Another protestor asked if anyone was on board. When he was told no, he responded while laughing with, “that would be going way too far.” This was the first person I met that night who suggested a limit for what would be “too far.”
By 4:00 a.m., most people left to recover from the night.
While many expected the remainder of the weekend to descend further into chaos, Saturday morning had a ‘business-as-usual’ feel, as the city woke to confront the previous night’s fallout. City sweepers, predominantly Black, cleaned up the trash that littered the sidewalks. Along E. Broad Street, people stood on ladders, drilling boards over storefront windows destroyed the night before. Others took spray bottles and wipes to walls of glass, stone, and metal, attempting to clean off fresh graffiti.
Many of those in the clean-up crews wore all black, with bandanas and headgear still hanging at their waistlines from the night before.
Waller and Company Jewelers, a 120 year old black-owned business, was smashed, ransacked, and looted during the Friday night protest. On Saturday, a cleanup and fundraising effort run by 100 or more men and women from a nearby historically black fraternity and sorority was underway. “We can’t let other people come in and tear down what these people have built up,” a volunteer said. “This really hurts.”
“Very unfortunate due to the positive effects of people trying to protest,” said David Waller, 82, owner and manager of the store. “Some people who didn’t have good intentions decided to use this opportunity to do break-ins and break glass and be violent.”
“I’m definitely a supporter of Black Lives Matter,” said Leonetty Grey, 39, Waller’s niece. “But tearing down what your own people built up — that does not make sense. My mother marched in the March on Washington. For this.”
Never had its windows been busted in or its counters ransacked. A sign was subsequently posted to the window by the door stating the establishment is a “small black-owned business,” and immediately below it, “Please don’t break our windows, thanks.”
The remainder of the day was relatively productive, and though Saturday night saw large crowds gathering again, they lacked the intensity and vitriol of the previous night’s demonstrations.
In a statement made Saturday, GRTC CEO Julie Timm announced a citywide suspension of bus service until Monday morning, stating they “will only provide service when we determine it is safe.” Timm also said GRTC may have service delays or an early end to bus lines, depending on the nature of the protests.
Around 1:40 a.m., the headquarters of the United Daughters of the Confederacy (UDC), situated at the corner of Monument Avenue and Arthur Ashe Boulevard, was ablaze. Its front face burned in the center of a facade marred with graffiti that read, “police are creepy,” and, “stole from us,” among others. The word “abolition” sat alone on the otherwise pristine steps. Similar paint jobs were given to the Stonewall Jackson, J.E.B. Stuart, and Robert E. Lee monuments. Police exchanged more tear gas for protesters’ firecrackers and burned out dumpsters, leaving most of the main streets in a morass of suffocating fog.

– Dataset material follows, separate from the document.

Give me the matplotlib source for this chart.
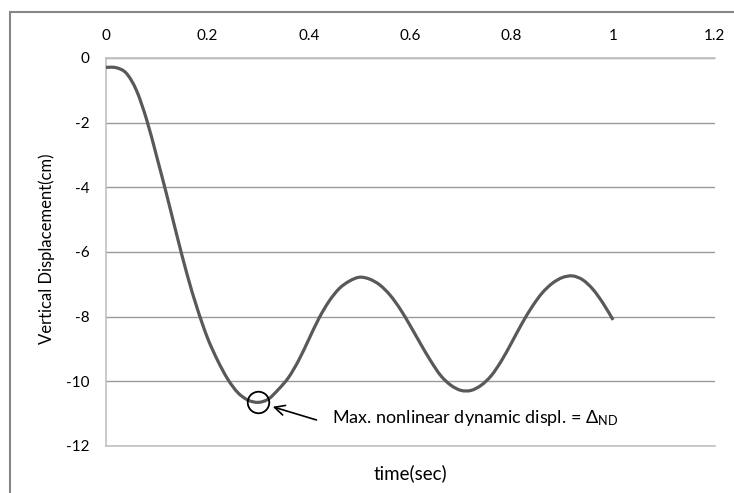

The UDC helped finance the erection of several monuments well after the war, in an effort to rewrite Civil War history and aid the “Lost Cause.” The monuments have been a choke point in the former capital of the Confederacy, and a cause for protest for a number of years.
But the insistent nature of current upheaval forces Richmond to a critical choice: move forward as a role model for other cities, states, and nations, exemplifying reconciliation and reversing the daily infringement upon and persecution of Black America, or remain a racially divided pariah of complacency and contradiction. Many citizens would sooner see a city on fire than endure another ten years of empty promises and perfunctory rhetoric.
“I believe the removal of Confederate Monuments in Richmond and elsewhere in the nation has the potential of providing a measure of catharsis,” said Michael L. Dickinson, PhD, Assistant Professor of African American Studies at Virginia Commonwealth University. “For African Americans, these statues have long stood as structures of white supremacy. We must remember that one of the central motivations for erecting these monuments in the Jim Crow era was to remind African Americans of their subordinate place in society. That said, removing Confederate Monuments could provide opportunities for reconciliation and grappling with Richmond’s and the nation’s legacy of slavery and systemic racism. I hope we make the most of such opportunities.”
On Sunday, a morning protest-march began at 10 a.m. on Brown’s Island. This march, like the others, followed an established pattern, from the head through the belly to the straggling tail of the procession. From my initial place at the front of this march, I could see those leading were young, no older than 21-years-old, laughing and joking and expressing mild disbelief that they, of all people, led the day’s demonstration. They appeared optimistic, and regularly looked over their shoulders at the crowd, calling out instructions and initiating chants with confidence.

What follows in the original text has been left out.